Brief> Return the material word for word. Do not include the pictures.
>> start Stored data
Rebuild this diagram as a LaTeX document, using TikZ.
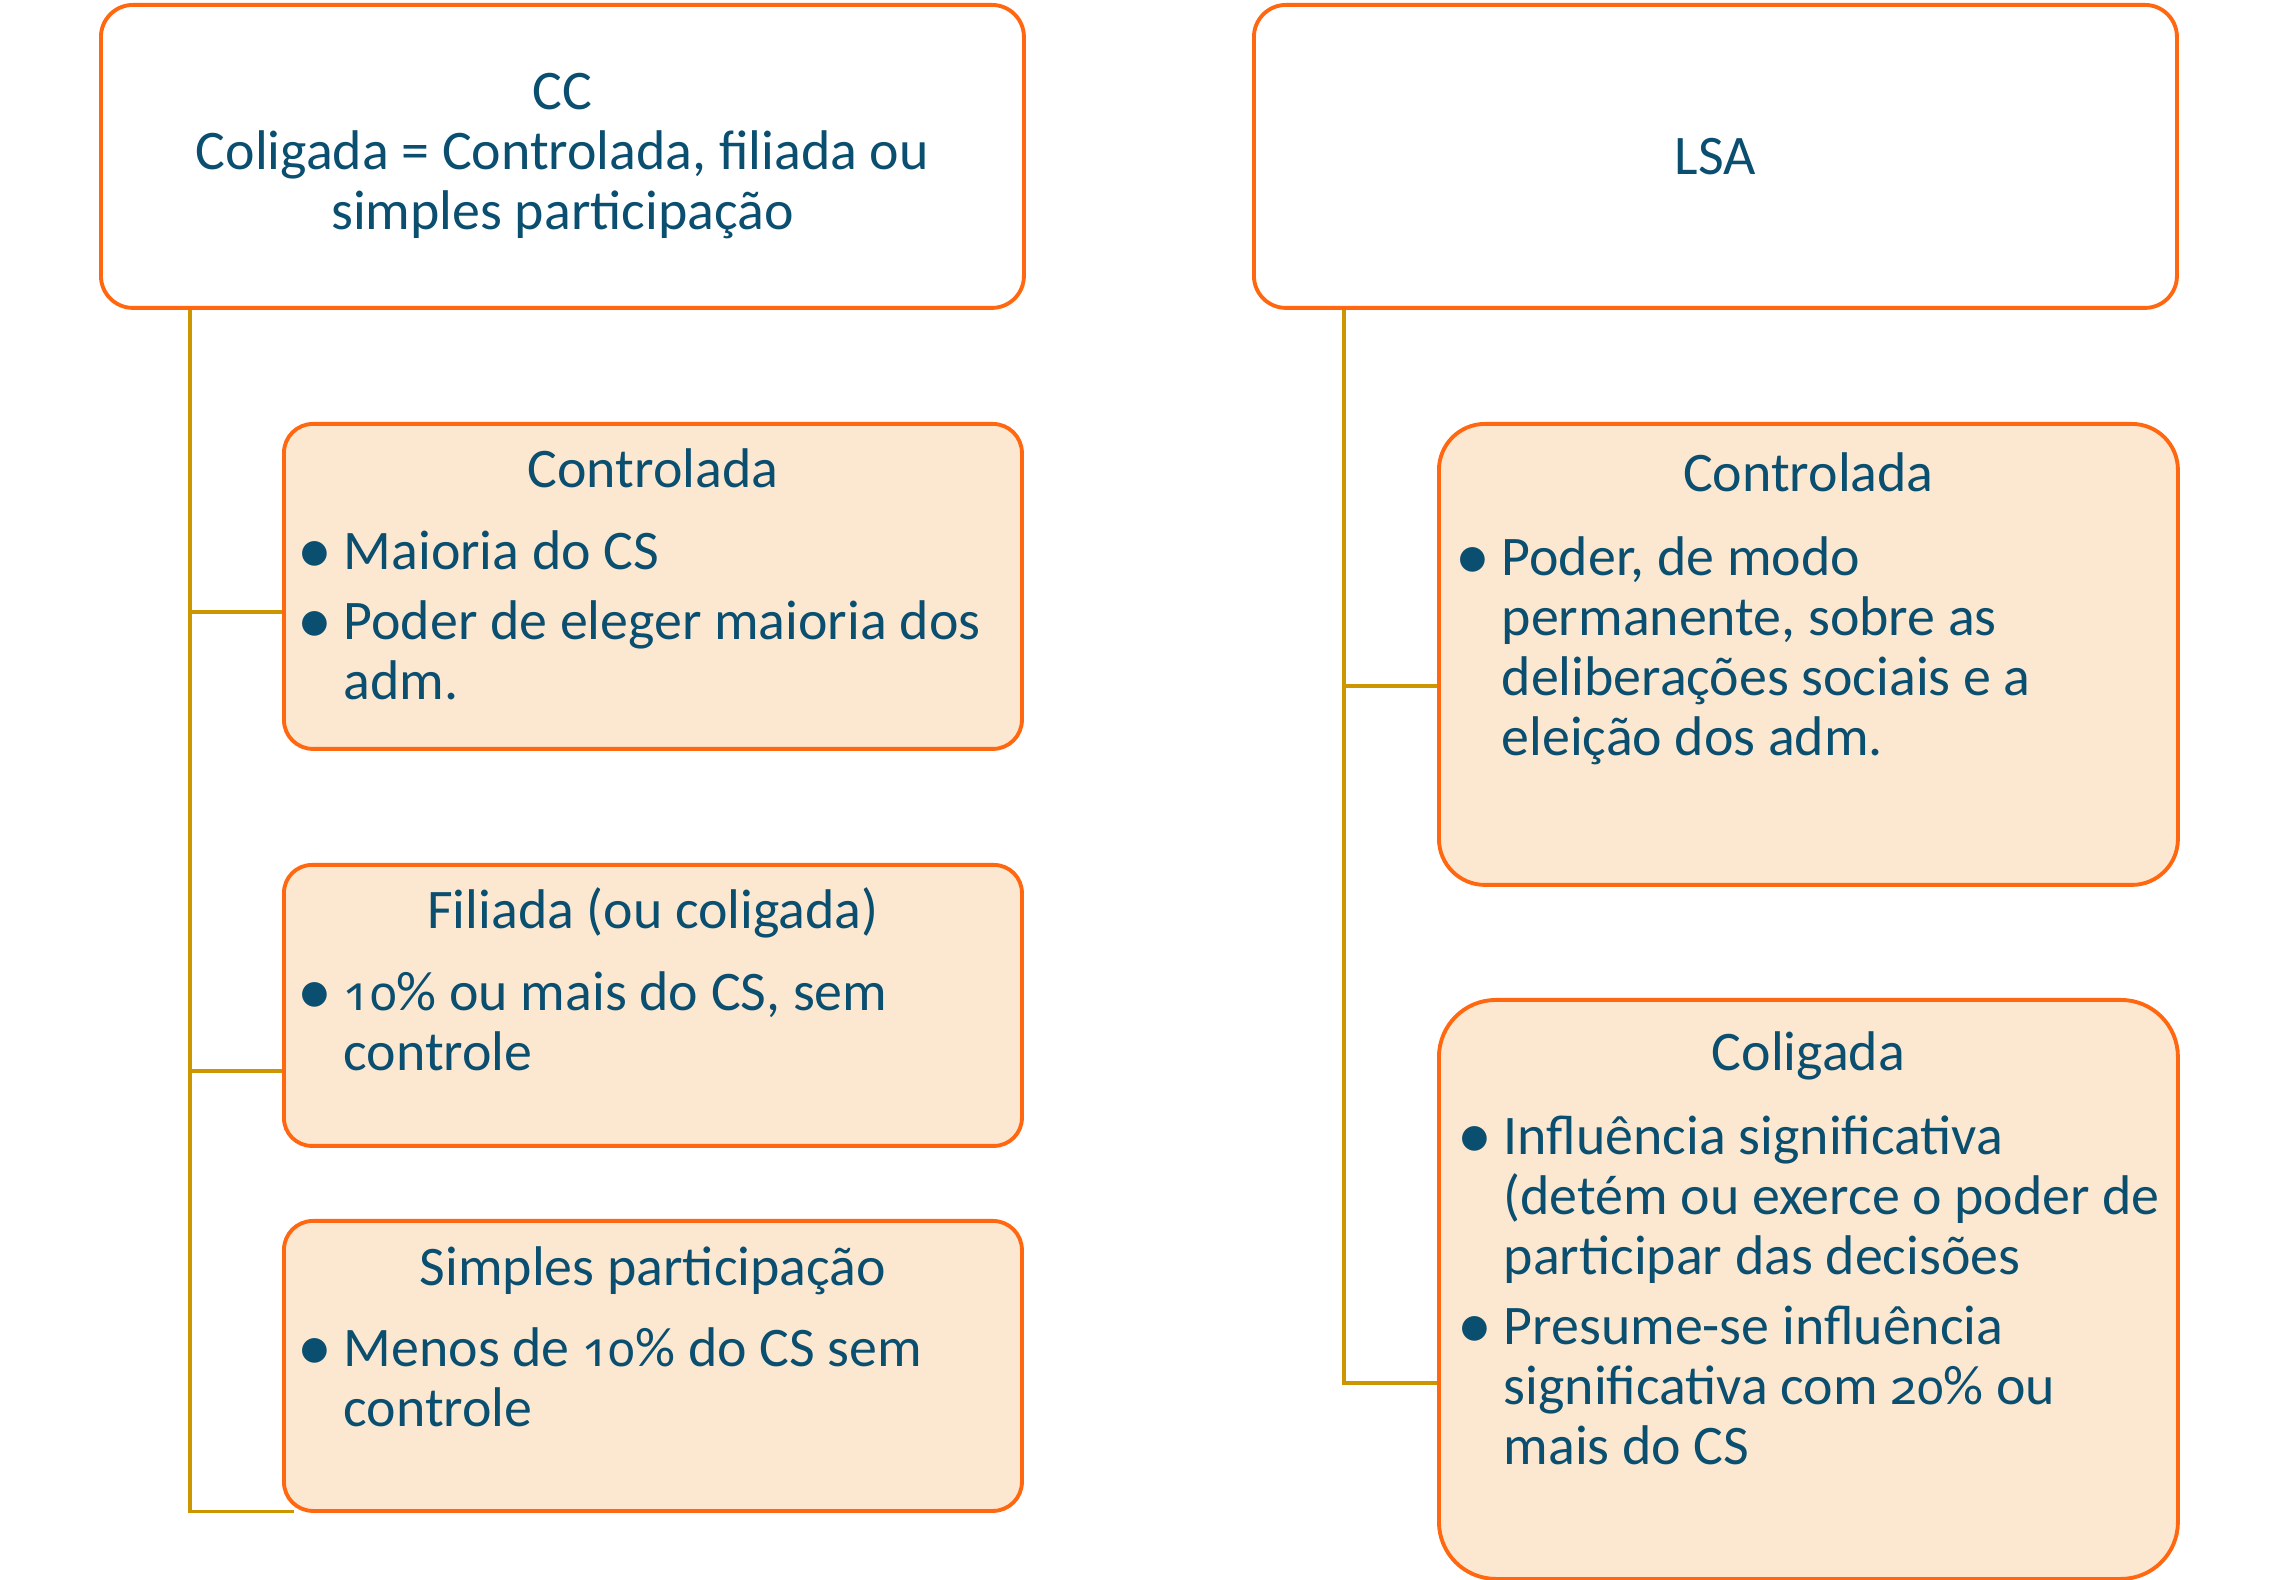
\documentclass[tikz,border=0pt]{standalone}
\usepackage{fontspec}
\setmainfont{Carlito}
\newfontfamily\osf{Noto Sans}[Numbers=OldStyle, Scale=0.87]
\usetikzlibrary{backgrounds}
\definecolor{boxline}{RGB}{255,104,16}
\definecolor{boxfill}{RGB}{252,232,208}
\definecolor{txt}{RGB}{10,78,112}
\definecolor{conline}{RGB}{204,150,0}
\tikzstyle{topbox} = [rectangle, rounded corners=0.32cm, minimum width=9.23cm, minimum height=3.03cm, anchor=north west, draw=boxline, line width=1.1pt, fill=white, text=txt, align=center]
\tikzstyle{subbox} = [rectangle, minimum width=7.38cm, anchor=north west, draw=boxline, line width=1.1pt, fill=boxfill]
\tikzstyle{title} = [anchor=base, text=txt, inner sep=0pt]
\tikzstyle{list} = [anchor=base west, text=txt, inner sep=0pt]
\tikzstyle{conn} = [draw=conline, line width=0.9pt]
\newcommand{\itm}[1]{\par\hangindent=0.44cm\hangafter=1\noindent\makebox[0.44cm][l]{\hspace{-0.02cm}\raisebox{-0.035cm}{\scalebox{1.25}{\textbullet}}}#1}
\newcommand{\blist}[1]{\begin{minipage}[t]{7cm}\setlength{\parskip}{0.1cm}#1\end{minipage}}

\begin{document}
\begin{tikzpicture}[font=\fontsize{15.9}{17.07}\selectfont]
        \useasboundingbox (0,0) rectangle (22.74,-15.80);
        % top boxes
        \node (cc) [topbox] at (0.99,-0.03) {CC\\Coligada = Controlada, filiada ou\\simples participação};
        \node (lsa) [topbox] at (12.52,-0.03) {LSA};
        % left column
        \node (ctl) [subbox, rounded corners=0.29cm, minimum height=3.25cm] at (2.82,-4.22) {};
        \node (ctlT) [title] at ([yshift=-0.66cm]ctl.north) {Controlada};
        \node (ctlL) [list] at ([shift={(0.17,-1.48)}]ctl.north west) {\blist{\itm{Maioria do CS}\itm{Poder de eleger maioria dos\\adm.}}};
        \node (fil) [subbox, rounded corners=0.28cm, minimum height=2.81cm] at (2.82,-8.63) {};
        \node (filT) [title] at ([yshift=-0.66cm]fil.north) {Filiada (ou coligada)};
        \node (filL) [list] at ([shift={(0.17,-1.48)}]fil.north west) {\blist{\itm{{\osf 10}\% ou mais do CS, sem\\controle}}};
        \node (simp) [subbox, rounded corners=0.29cm, minimum height=2.90cm] at (2.82,-12.19) {};
        \node (simpT) [title] at ([yshift=-0.66cm]simp.north) {Simples participação};
        \node (simpL) [list] at ([shift={(0.17,-1.48)}]simp.north west) {\blist{\itm{Menos de {\osf 10}\% do CS sem\\controle}}};
        % right column
        \node (rctl) [subbox, rounded corners=0.46cm, minimum height=4.61cm, minimum width=7.39cm] at (14.37,-4.22) {};
        \node (rctlT) [title] at ([yshift=-0.70cm]rctl.north) {Controlada};
        \node (rctlL) [list] at ([shift={(0.20,-1.54)}]rctl.north west) {\blist{\itm{Poder, de modo\\permanente, sobre as\\deliberações sociais e a\\eleição dos adm.}}};
        \node (col) [subbox, rounded corners=0.57cm, minimum height=5.79cm, minimum width=7.39cm] at (14.37,-9.98) {};
        \node (colT) [title] at ([yshift=-0.73cm]col.north) {Coligada};
        \node (colL) [list] at ([shift={(0.22,-1.57)}]col.north west) {\blist{\itm{Influência significativa\\(detém ou exerce o poder de\\participar das decisões}\itm{Presume-se influência\\significativa com {\osf 20}\% ou\\mais do CS}}};
        % connectors
        \coordinate (ccT) at ([xshift=0.91cm]cc.south west);
        \coordinate (lsaT) at ([xshift=0.92cm]lsa.south west);
        \begin{pgfonlayer}{background}
        \draw [conn] (ccT) |- ([shift={(0.1,-0.255)}]ctl.west);
        \draw [conn] (ccT) |- ([shift={(0.1,-0.655)}]fil.west);
        \draw [conn] (ccT) |- ([shift={(0.12,0.01)}]simp.south west);
        \draw [conn] (lsaT) |- ([shift={(0.1,-0.315)}]rctl.west);
        \draw [conn] (lsaT) |- ([shift={(0.1,-0.935)}]col.west);
        \end{pgfonlayer}
      \end{tikzpicture}
\end{document}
>> end Stored data
Written answer>
Rebuild this diagram as a LaTeX document, using TikZ.
\documentclass[tikz,border=0pt]{standalone}
\usepackage{fontspec}
\setmainfont{Carlito}
\newfontfamily\osf{Noto Sans}[Numbers=OldStyle, Scale=0.87]
\usetikzlibrary{backgrounds}
\definecolor{boxline}{RGB}{255,104,16}
\definecolor{boxfill}{RGB}{252,232,208}
\definecolor{txt}{RGB}{10,78,112}
\definecolor{conline}{RGB}{204,150,0}
\tikzstyle{topbox} = [rectangle, rounded corners=0.32cm, minimum width=9.23cm, minimum height=3.03cm, anchor=north west, draw=boxline, line width=1.1pt, fill=white, text=txt, align=center]
\tikzstyle{subbox} = [rectangle, minimum width=7.38cm, anchor=north west, draw=boxline, line width=1.1pt, fill=boxfill]
\tikzstyle{title} = [anchor=base, text=txt, inner sep=0pt]
\tikzstyle{list} = [anchor=base west, text=txt, inner sep=0pt]
\tikzstyle{conn} = [draw=conline, line width=0.9pt]
\newcommand{\itm}[1]{\par\hangindent=0.44cm\hangafter=1\noindent\makebox[0.44cm][l]{\hspace{-0.02cm}\raisebox{-0.035cm}{\scalebox{1.25}{\textbullet}}}#1}
\newcommand{\blist}[1]{\begin{minipage}[t]{7cm}\setlength{\parskip}{0.1cm}#1\end{minipage}}

\begin{document}
\begin{tikzpicture}[font=\fontsize{15.9}{17.07}\selectfont]
        \useasboundingbox (0,0) rectangle (22.74,-15.80);
        % top boxes
        \node (cc) [topbox] at (0.99,-0.03) {CC\\Coligada = Controlada, filiada ou\\simples participação};
        \node (lsa) [topbox] at (12.52,-0.03) {LSA};
        % left column
        \node (ctl) [subbox, rounded corners=0.29cm, minimum height=3.25cm] at (2.82,-4.22) {};
        \node (ctlT) [title] at ([yshift=-0.66cm]ctl.north) {Controlada};
        \node (ctlL) [list] at ([shift={(0.17,-1.48)}]ctl.north west) {\blist{\itm{Maioria do CS}\itm{Poder de eleger maioria dos\\adm.}}};
        \node (fil) [subbox, rounded corners=0.28cm, minimum height=2.81cm] at (2.82,-8.63) {};
        \node (filT) [title] at ([yshift=-0.66cm]fil.north) {Filiada (ou coligada)};
        \node (filL) [list] at ([shift={(0.17,-1.48)}]fil.north west) {\blist{\itm{{\osf 10}\% ou mais do CS, sem\\controle}}};
        \node (simp) [subbox, rounded corners=0.29cm, minimum height=2.90cm] at (2.82,-12.19) {};
        \node (simpT) [title] at ([yshift=-0.66cm]simp.north) {Simples participação};
        \node (simpL) [list] at ([shift={(0.17,-1.48)}]simp.north west) {\blist{\itm{Menos de {\osf 10}\% do CS sem\\controle}}};
        % right column
        \node (rctl) [subbox, rounded corners=0.46cm, minimum height=4.61cm, minimum width=7.39cm] at (14.37,-4.22) {};
        \node (rctlT) [title] at ([yshift=-0.70cm]rctl.north) {Controlada};
        \node (rctlL) [list] at ([shift={(0.20,-1.54)}]rctl.north west) {\blist{\itm{Poder, de modo\\permanente, sobre as\\deliberações sociais e a\\eleição dos adm.}}};
        \node (col) [subbox, rounded corners=0.57cm, minimum height=5.79cm, minimum width=7.39cm] at (14.37,-9.98) {};
        \node (colT) [title] at ([yshift=-0.73cm]col.north) {Coligada};
        \node (colL) [list] at ([shift={(0.22,-1.57)}]col.north west) {\blist{\itm{Influência significativa\\(detém ou exerce o poder de\\participar das decisões}\itm{Presume-se influência\\significativa com {\osf 20}\% ou\\mais do CS}}};
        % connectors
        \coordinate (ccT) at ([xshift=0.91cm]cc.south west);
        \coordinate (lsaT) at ([xshift=0.92cm]lsa.south west);
        \begin{pgfonlayer}{background}
        \draw [conn] (ccT) |- ([shift={(0.1,-0.255)}]ctl.west);
        \draw [conn] (ccT) |- ([shift={(0.1,-0.655)}]fil.west);
        \draw [conn] (ccT) |- ([shift={(0.12,0.01)}]simp.south west);
        \draw [conn] (lsaT) |- ([shift={(0.1,-0.315)}]rctl.west);
        \draw [conn] (lsaT) |- ([shift={(0.1,-0.935)}]col.west);
        \end{pgfonlayer}
      \end{tikzpicture}
\end{document}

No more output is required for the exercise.